Teringat belasan tahun lalu ketika salah seorang paman memberi petuah dan bercerita bahwa orangtua kita adalah dua orang yang harus kita hormati dan diberikan prioritas dalam berbagai hal, terutama ibu. Kan diajarkan didalam agama bahwa orang nomer satu adalah Ibu, lalu ibu dan terakhir ibu lagi, baru kemudian ayah. Di telapak kakinya pun terdapat surga.
“Walaupun saya sudah siap dengan stelan jas dan dasi siap untuk pergi, tetapi apabila Ibu menyuruh saya untuk menyapu rumah sekalipun. Tanpa ba-bi-bu saya akan kerjakan perintah Ibu,” cerita sang paman.

Saya merubah arah mobil, menganalisa sejenak situasi yang tidak menguntungkan ini kemudian memutuskan. Saya akan jalani tugas dari kantor. Bukan karena akan dapat kompensasi lembur karena libur, bukan karena selama satu setengah bulan kemarin saya seolah-olah dirumahkan karena tidak ada penugasan sehingga kelamaan dirumah, bukan karena diminta atasan secara baik-baik demi kelangsungan perusahaan.
Banyak kolega jika berada diposisi saya seperti saat ini lalu jadi diatas angin seolah-olah menjadi karyawan pahlawan. Menjadi pamrih sudah memberi segalanya buat perusahaan. Kemudian bercerita kepada rekan-rekan yang lain tentang pengorbanan dan loyalitasnya.

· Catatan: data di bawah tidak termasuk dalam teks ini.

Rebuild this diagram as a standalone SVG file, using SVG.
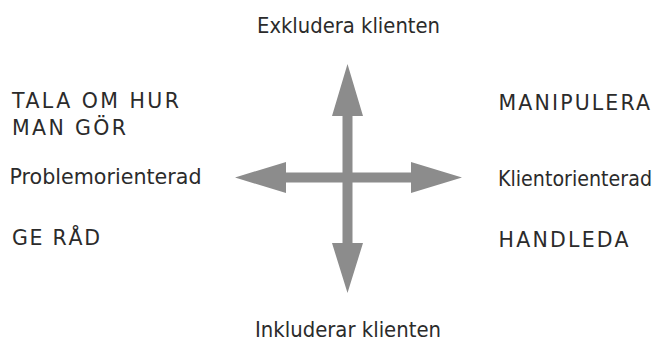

Saya menjalani tugas karena kecintaanku terhadap pekerjaan dan salah satu bentuk ke-profesional-an. Masalah dapat rejeki lembur dan kondite baik ya Alhamdullilah. Tetapi apakah ini sebanding. Mendadak saya merasa menjadi anak yang tidak berbakti kepada kedua orangtuanya, sudah menyisihkan mereka.

Duabelas jam lebih selama dalam perjalanan dinas terus-menerus kepikiran tentang “kesalahan” yang telah aku perbuat terhadap orangtuaku.
Ingatanku kembali melayang duapuluh empat tahun silam saat duduk di bangku SMP, saya ingat betul Ibu Darsih –guru PMP kami- berkata tepat didepan muka saya saat mendapat hukuman karena melakukan kesalahan,”Kalau kepalamu kepikiran dan dadamu deg-degan saat usai melakukan kesalahan artinya kamu masih waras, mental kamu masih bisa dibenahi agar lurus” tegas Bu Darsih, salah satu guru dengan predikat galak disekolah kami.
Jantung saya malah deg-degan menanti hukuman apa yang kira-kira akan dijatuhkan saat saya ketahuan bolos keluar kelas saat jam pelajaran dimulai. Panas dingin keringat keluar macam butiran kelereng saat itu.

Ya sudah lah...beruntung  saya masih waras walaupun hari ini nggak berbakti kepada orangtua. Maafkan saya Ibu...Terimakasih Bu Darsih!